• **Challenge**: Starting at the first line of the listing below, retype each line up to and including the one that contains "plt.rcParams['font.family'] = ['Liberation". Leave pictures out.

Charts and diagrams as code
## start
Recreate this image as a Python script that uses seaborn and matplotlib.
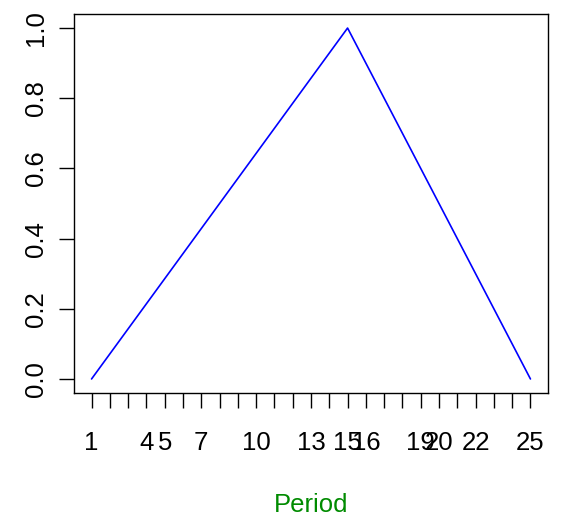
import matplotlib
matplotlib.use("Agg")
import matplotlib.pyplot as plt
import seaborn as sns
import pandas as pd

period = [1, 15, 25]
value = [0.0, 1.0, 0.0]
tick_positions = list(range(1, 26))
label_positions = [1, 4, 5, 7, 10, 13, 15, 16, 19, 20, 22, 25]
y_ticks = [0.0, 0.2, 0.4, 0.6, 0.8, 1.0]

sns.set_style("white")
plt.rcParams['font.family'] = ['Liberation Sans', 'DejaVu Sans']

df = pd.DataFrame({"Period": period, "Value": value})

fig = plt.figure(figsize=(5.61, 5.21), dpi=100)
ax = fig.add_axes([74/561, (521-393)/521, 474/561, 379/521])
sns.lineplot(data=df, x="Period", y="Value", ax=ax, color="blue", linewidth=1.2)

ax.set_xlim(1 - 24*0.04, 25 + 24*0.04)
ax.set_ylim(0 - 0.04, 1 + 0.04)

ax.set_xticks(tick_positions)
ax.set_xticklabels([str(p) if p in label_positions else "" for p in tick_positions])
ax.set_yticks(y_ticks)
ax.set_yticklabels([f"{v:.1f}" for v in y_ticks], rotation=90, va="center")

ax.tick_params(axis="x", direction="out", length=11, width=1, pad=16, labelsize=18.5, colors="black")
ax.tick_params(axis="y", direction="out", length=10.5, width=1, pad=8, labelsize=18.5, colors="black")
ax.tick_params(bottom=True, left=True)

for s in ax.spines.values():
    s.set_visible(True)
    s.set_color("black")
    s.set_linewidth(1)

ax.set_xlabel("Period", color="#008B00", fontsize=18.5, labelpad=28)
ax.set_ylabel("")

fig.savefig("out.png", dpi=100)
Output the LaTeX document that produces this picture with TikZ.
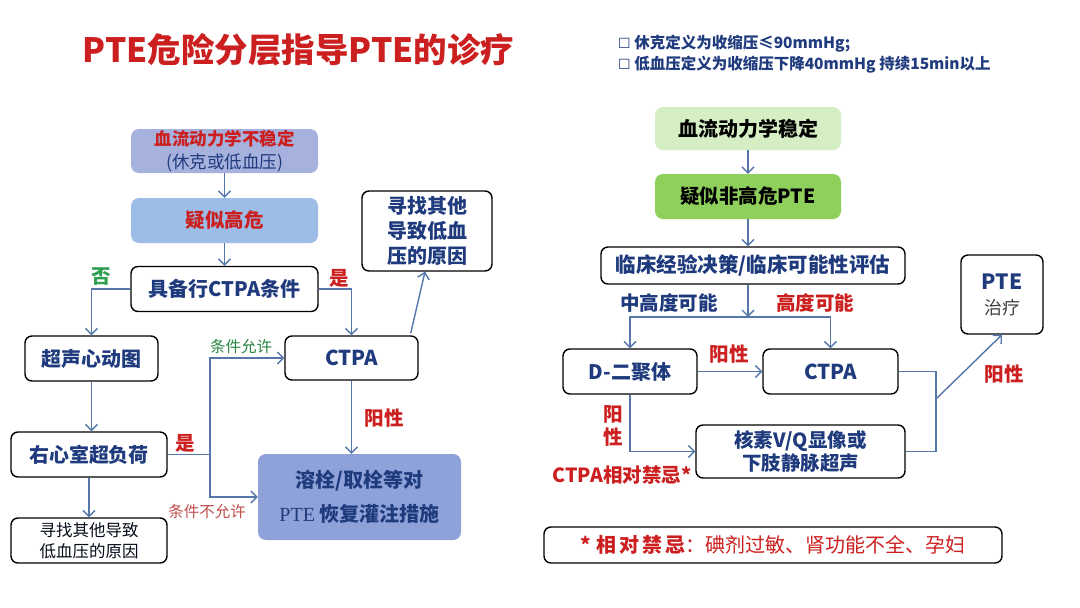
## end
• **Written solution**:
Recreate this image as a Python script that uses seaborn and matplotlib.
import matplotlib
matplotlib.use("Agg")
import matplotlib.pyplot as plt
import seaborn as sns
import pandas as pd

period = [1, 15, 25]
value = [0.0, 1.0, 0.0]
tick_positions = list(range(1, 26))
label_positions = [1, 4, 5, 7, 10, 13, 15, 16, 19, 20, 22, 25]
y_ticks = [0.0, 0.2, 0.4, 0.6, 0.8, 1.0]

sns.set_style("white")
plt.rcParams['font.family'] = ['Liberation Sans', 'DejaVu Sans']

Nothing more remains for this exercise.